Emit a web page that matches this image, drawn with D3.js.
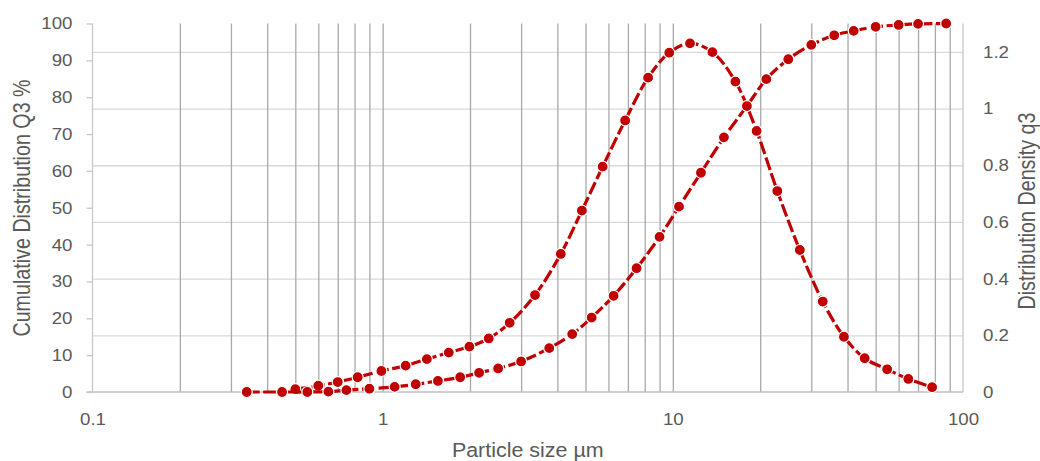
<!DOCTYPE html>
<html>
<head>
<meta charset="utf-8">
<script src="https://cdn.jsdelivr.net/npm/d3@7"></script>
<style>
  html, body { margin: 0; padding: 0; background: #ffffff; }
  svg { display: block; }
  text { font-family: "Liberation Sans", Arial, sans-serif; fill: #595959; }
</style>
</head>
<body>
<svg id="chart" width="1040" height="461"></svg>
<script>
// ---- Data ----
// Cumulative distribution Q3 (%), plotted at class upper bounds (µm)
const sizesCumulative = [0.34, 0.45, 0.55, 0.65, 0.75, 0.9, 1.1, 1.3, 1.55, 1.85, 2.15, 2.5, 3.0, 3.75, 4.5, 5.25, 6.25, 7.5, 9.0, 10.5, 12.5, 15, 18, 21, 25, 30, 36, 42, 50, 60, 70, 87.5];
const cumulativeQ3 = [0, 0, 0, 0.1, 0.5, 0.9, 1.4, 2.1, 3.0, 4.0, 5.2, 6.4, 8.3, 11.9, 15.7, 20.2, 26.1, 33.6, 42.1, 50.3, 59.5, 69.1, 77.6, 84.9, 90.3, 94.2, 96.8, 98.0, 99.1, 99.6, 99.9, 100];

// Distribution density q3, plotted at class mid-points (µm)
const sizesDensity = [0.5, 0.6, 0.7, 0.82, 0.99, 1.2, 1.42, 1.69, 1.99, 2.32, 2.74, 3.35, 4.11, 4.86, 5.73, 6.85, 8.22, 9.72, 11.46, 13.69, 16.43, 19.44, 22.91, 27.39, 32.86, 38.88, 45.83, 54.77, 64.81, 78.26];
const densityQ3 = [0.01, 0.022, 0.035, 0.052, 0.074, 0.093, 0.116, 0.139, 0.16, 0.189, 0.244, 0.342, 0.487, 0.64, 0.795, 0.958, 1.109, 1.197, 1.23, 1.199, 1.095, 0.921, 0.709, 0.501, 0.319, 0.195, 0.119, 0.08, 0.046, 0.017];

// Axis ticks
const xTickLabels = [0.1, 1, 10, 100];
const xGridValues = [0.2, 0.3, 0.4, 0.5, 0.6, 0.7, 0.8, 0.9, 1, 2, 3, 4, 5, 6, 7, 8, 9, 10, 20, 30, 40, 50, 60, 70, 80, 90];
const leftTicks = [0, 10, 20, 30, 40, 50, 60, 70, 80, 90, 100];
const rightTicks = [0, 0.2, 0.4, 0.6, 0.8, 1, 1.2];

const xTitle = "Particle size µm";
const leftTitle = "Cumulative Distribution Q3 %";
const rightTitle = "Distribution Density q3";

// ---- Layout ----
const plot = { left: 92.5, right: 963, top: 23.5, bottom: 392 };
const SX = 1.1; // horizontal stretch of the reference's lettering
const red = "#c00000";

const svg = d3.select("#chart");

const x = d3.scaleLog().domain([0.1, 100]).range([plot.left, plot.right]);
const yL = d3.scaleLinear().domain([0, 100]).range([plot.bottom, plot.top]);
const yR = d3.scaleLinear().domain([0, 1.3]).range([plot.bottom, plot.top]);

function stretchText(sel) {
  sel.each(function () {
    const t = d3.select(this);
    const tx = +t.attr("x") || 0, ty = +t.attr("y") || 0;
    t.attr("transform", `translate(${tx},${ty}) scale(${SX},1) translate(${-tx},${-ty})`);
  });
}

// Horizontal gridlines (at right-axis ticks)
svg.append("g")
  .attr("transform", `translate(${plot.left},0)`)
  .call(d3.axisRight(yR).tickValues(rightTicks.filter(d => d > 0)).tickSize(plot.right - plot.left).tickFormat(""))
  .call(g => g.select(".domain").remove())
  .call(g => g.selectAll("line").attr("stroke", "#d9d9d9").attr("stroke-width", 1.3));

// Vertical gridlines
svg.append("g")
  .attr("transform", `translate(0,${plot.bottom})`)
  .call(d3.axisTop(x).tickValues(xGridValues).tickSize(plot.bottom - plot.top).tickFormat(""))
  .call(g => g.select(".domain").remove())
  .call(g => g.selectAll("line").attr("stroke", "#a9a9a9").attr("stroke-width", 1.3));

// Right axis line
svg.append("line")
  .attr("x1", plot.right).attr("x2", plot.right)
  .attr("y1", plot.top).attr("y2", plot.bottom)
  .attr("stroke", "#c8c8c8").attr("stroke-width", 1.3);

// Bottom axis
const xAxisG = svg.append("g")
  .attr("transform", `translate(0,${plot.bottom})`)
  .call(d3.axisBottom(x).tickValues(xTickLabels).tickSize(0).tickPadding(21).tickFormat(d3.format("~g")));
xAxisG.select(".domain").attr("stroke", "#bfbfbf").attr("stroke-width", 1.5).attr("d", `M${plot.left - 6},0H${plot.right}`);
xAxisG.selectAll("text").attr("font-size", 17).attr("fill", "#595959")
  .attr("font-family", "Liberation Sans, Arial, sans-serif").call(stretchText);

// Left axis
const yLG = svg.append("g")
  .attr("transform", `translate(${plot.left},0)`)
  .call(d3.axisLeft(yL).tickValues(leftTicks).tickSize(6).tickPadding(14).tickFormat(d3.format("d")));
yLG.select(".domain").attr("stroke", "#c8c8c8").attr("stroke-width", 1.3).attr("d", `M0,${plot.top}V${plot.bottom}`);
yLG.selectAll("line").attr("stroke", "#c8c8c8").attr("stroke-width", 1.3);
yLG.selectAll("text").attr("font-size", 17).attr("fill", "#595959")
  .attr("font-family", "Liberation Sans, Arial, sans-serif").call(stretchText);

// Right axis labels
const yRG = svg.append("g")
  .attr("transform", `translate(${plot.right},0)`)
  .call(d3.axisRight(yR).tickValues(rightTicks).tickSize(0).tickPadding(20).tickFormat(d3.format("~g")));
yRG.select(".domain").remove();
yRG.selectAll("text").attr("font-size", 17).attr("fill", "#595959")
  .attr("font-family", "Liberation Sans, Arial, sans-serif").call(stretchText);

// Titles
svg.append("text")
  .attr("transform", `translate(${(plot.left + plot.right) / 2},457) scale(${SX},1)`)
  .attr("text-anchor", "middle").attr("font-size", 19.5).text(xTitle);

svg.append("text")
  .attr("transform", `translate(30,208) scale(1.2,1) rotate(-90)`)
  .attr("text-anchor", "middle").attr("font-size", 19.7).text(leftTitle);

svg.append("text")
  .attr("transform", `translate(1035,211) scale(1.2,1) rotate(-90)`)
  .attr("text-anchor", "middle").attr("font-size", 19.7).text(rightTitle);

// Series
const curve = d3.curveCatmullRom.alpha(0.5);

const cumData = sizesCumulative.map((s, i) => ({ s, v: cumulativeQ3[i] }));
const denData = sizesDensity.map((s, i) => ({ s, v: densityQ3[i] }));

function drawSeries(data, yScale) {
  const g = svg.append("g");
  g.append("path")
    .datum(data)
    .attr("fill", "none")
    .attr("stroke", red)
    .attr("stroke-width", 3.2)
    .attr("stroke-dasharray", "13,3.5")
    .attr("d", d3.line().curve(curve).x(d => x(d.s)).y(d => yScale(d.v)));
  g.selectAll("circle")
    .data(data)
    .join("circle")
    .attr("cx", d => x(d.s))
    .attr("cy", d => yScale(d.v))
    .attr("r", 5.5)
    .attr("fill", red)
    .attr("stroke", "#ffffff")
    .attr("stroke-width", 1.2);
}

drawSeries(denData, yR);
drawSeries(cumData, yL);
</script>
</body>
</html>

Requirements — Copy the material shown above in full and exactly. Skip the pictures.

Task result —
Emit a web page that matches this image, drawn with D3.js.
<!DOCTYPE html>
<html>
<head>
<meta charset="utf-8">
<script src="https://cdn.jsdelivr.net/npm/d3@7"></script>
<style>
  html, body { margin: 0; padding: 0; background: #ffffff; }
  svg { display: block; }
  text { font-family: "Liberation Sans", Arial, sans-serif; fill: #595959; }
</style>
</head>
<body>
<svg id="chart" width="1040" height="461"></svg>
<script>
// ---- Data ----
// Cumulative distribution Q3 (%), plotted at class upper bounds (µm)
const sizesCumulative = [0.34, 0.45, 0.55, 0.65, 0.75, 0.9, 1.1, 1.3, 1.55, 1.85, 2.15, 2.5, 3.0, 3.75, 4.5, 5.25, 6.25, 7.5, 9.0, 10.5, 12.5, 15, 18, 21, 25, 30, 36, 42, 50, 60, 70, 87.5];
const cumulativeQ3 = [0, 0, 0, 0.1, 0.5, 0.9, 1.4, 2.1, 3.0, 4.0, 5.2, 6.4, 8.3, 11.9, 15.7, 20.2, 26.1, 33.6, 42.1, 50.3, 59.5, 69.1, 77.6, 84.9, 90.3, 94.2, 96.8, 98.0, 99.1, 99.6, 99.9, 100];

// Distribution density q3, plotted at class mid-points (µm)
const sizesDensity = [0.5, 0.6, 0.7, 0.82, 0.99, 1.2, 1.42, 1.69, 1.99, 2.32, 2.74, 3.35, 4.11, 4.86, 5.73, 6.85, 8.22, 9.72, 11.46, 13.69, 16.43, 19.44, 22.91, 27.39, 32.86, 38.88, 45.83, 54.77, 64.81, 78.26];
const densityQ3 = [0.01, 0.022, 0.035, 0.052, 0.074, 0.093, 0.116, 0.139, 0.16, 0.189, 0.244, 0.342, 0.487, 0.64, 0.795, 0.958, 1.109, 1.197, 1.23, 1.199, 1.095, 0.921, 0.709, 0.501, 0.319, 0.195, 0.119, 0.08, 0.046, 0.017];

// Axis ticks
const xTickLabels = [0.1, 1, 10, 100];
const xGridValues = [0.2, 0.3, 0.4, 0.5, 0.6, 0.7, 0.8, 0.9, 1, 2, 3, 4, 5, 6, 7, 8, 9, 10, 20, 30, 40, 50, 60, 70, 80, 90];
const leftTicks = [0, 10, 20, 30, 40, 50, 60, 70, 80, 90, 100];
const rightTicks = [0, 0.2, 0.4, 0.6, 0.8, 1, 1.2];

const xTitle = "Particle size µm";
const leftTitle = "Cumulative Distribution Q3 %";
const rightTitle = "Distribution Density q3";

// ---- Layout ----
const plot = { left: 92.5, right: 963, top: 23.5, bottom: 392 };
const SX = 1.1; // horizontal stretch of the reference's lettering
const red = "#c00000";

const svg = d3.select("#chart");

const x = d3.scaleLog().domain([0.1, 100]).range([plot.left, plot.right]);
const yL = d3.scaleLinear().domain([0, 100]).range([plot.bottom, plot.top]);
const yR = d3.scaleLinear().domain([0, 1.3]).range([plot.bottom, plot.top]);

function stretchText(sel) {
  sel.each(function () {
    const t = d3.select(this);
    const tx = +t.attr("x") || 0, ty = +t.attr("y") || 0;
    t.attr("transform", `translate(${tx},${ty}) scale(${SX},1) translate(${-tx},${-ty})`);
  });
}

// Horizontal gridlines (at right-axis ticks)
svg.append("g")
  .attr("transform", `translate(${plot.left},0)`)
  .call(d3.axisRight(yR).tickValues(rightTicks.filter(d => d > 0)).tickSize(plot.right - plot.left).tickFormat(""))
  .call(g => g.select(".domain").remove())
  .call(g => g.selectAll("line").attr("stroke", "#d9d9d9").attr("stroke-width", 1.3));

// Vertical gridlines
svg.append("g")
  .attr("transform", `translate(0,${plot.bottom})`)
  .call(d3.axisTop(x).tickValues(xGridValues).tickSize(plot.bottom - plot.top).tickFormat(""))
  .call(g => g.select(".domain").remove())
  .call(g => g.selectAll("line").attr("stroke", "#a9a9a9").attr("stroke-width", 1.3));

// Right axis line
svg.append("line")
  .attr("x1", plot.right).attr("x2", plot.right)
  .attr("y1", plot.top).attr("y2", plot.bottom)
  .attr("stroke", "#c8c8c8").attr("stroke-width", 1.3);

// Bottom axis
const xAxisG = svg.append("g")
  .attr("transform", `translate(0,${plot.bottom})`)
  .call(d3.axisBottom(x).tickValues(xTickLabels).tickSize(0).tickPadding(21).tickFormat(d3.format("~g")));
xAxisG.select(".domain").attr("stroke", "#bfbfbf").attr("stroke-width", 1.5).attr("d", `M${plot.left - 6},0H${plot.right}`);
xAxisG.selectAll("text").attr("font-size", 17).attr("fill", "#595959")
  .attr("font-family", "Liberation Sans, Arial, sans-serif").call(stretchText);

// Left axis
const yLG = svg.append("g")
  .attr("transform", `translate(${plot.left},0)`)
  .call(d3.axisLeft(yL).tickValues(leftTicks).tickSize(6).tickPadding(14).tickFormat(d3.format("d")));
yLG.select(".domain").attr("stroke", "#c8c8c8").attr("stroke-width", 1.3).attr("d", `M0,${plot.top}V${plot.bottom}`);
yLG.selectAll("line").attr("stroke", "#c8c8c8").attr("stroke-width", 1.3);
yLG.selectAll("text").attr("font-size", 17).attr("fill", "#595959")
  .attr("font-family", "Liberation Sans, Arial, sans-serif").call(stretchText);

// Right axis labels
const yRG = svg.append("g")
  .attr("transform", `translate(${plot.right},0)`)
  .call(d3.axisRight(yR).tickValues(rightTicks).tickSize(0).tickPadding(20).tickFormat(d3.format("~g")));
yRG.select(".domain").remove();
yRG.selectAll("text").attr("font-size", 17).attr("fill", "#595959")
  .attr("font-family", "Liberation Sans, Arial, sans-serif").call(stretchText);

// Titles
svg.append("text")
  .attr("transform", `translate(${(plot.left + plot.right) / 2},457) scale(${SX},1)`)
  .attr("text-anchor", "middle").attr("font-size", 19.5).text(xTitle);

svg.append("text")
  .attr("transform", `translate(30,208) scale(1.2,1) rotate(-90)`)
  .attr("text-anchor", "middle").attr("font-size", 19.7).text(leftTitle);

svg.append("text")
  .attr("transform", `translate(1035,211) scale(1.2,1) rotate(-90)`)
  .attr("text-anchor", "middle").attr("font-size", 19.7).text(rightTitle);

// Series
const curve = d3.curveCatmullRom.alpha(0.5);

const cumData = sizesCumulative.map((s, i) => ({ s, v: cumulativeQ3[i] }));
const denData = sizesDensity.map((s, i) => ({ s, v: densityQ3[i] }));

function drawSeries(data, yScale) {
  const g = svg.append("g");
  g.append("path")
    .datum(data)
    .attr("fill", "none")
    .attr("stroke", red)
    .attr("stroke-width", 3.2)
    .attr("stroke-dasharray", "13,3.5")
    .attr("d", d3.line().curve(curve).x(d => x(d.s)).y(d => yScale(d.v)));
  g.selectAll("circle")
    .data(data)
    .join("circle")
    .attr("cx", d => x(d.s))
    .attr("cy", d => yScale(d.v))
    .attr("r", 5.5)
    .attr("fill", red)
    .attr("stroke", "#ffffff")
    .attr("stroke-width", 1.2);
}

drawSeries(denData, yR);
drawSeries(cumData, yL);
</script>
</body>
</html>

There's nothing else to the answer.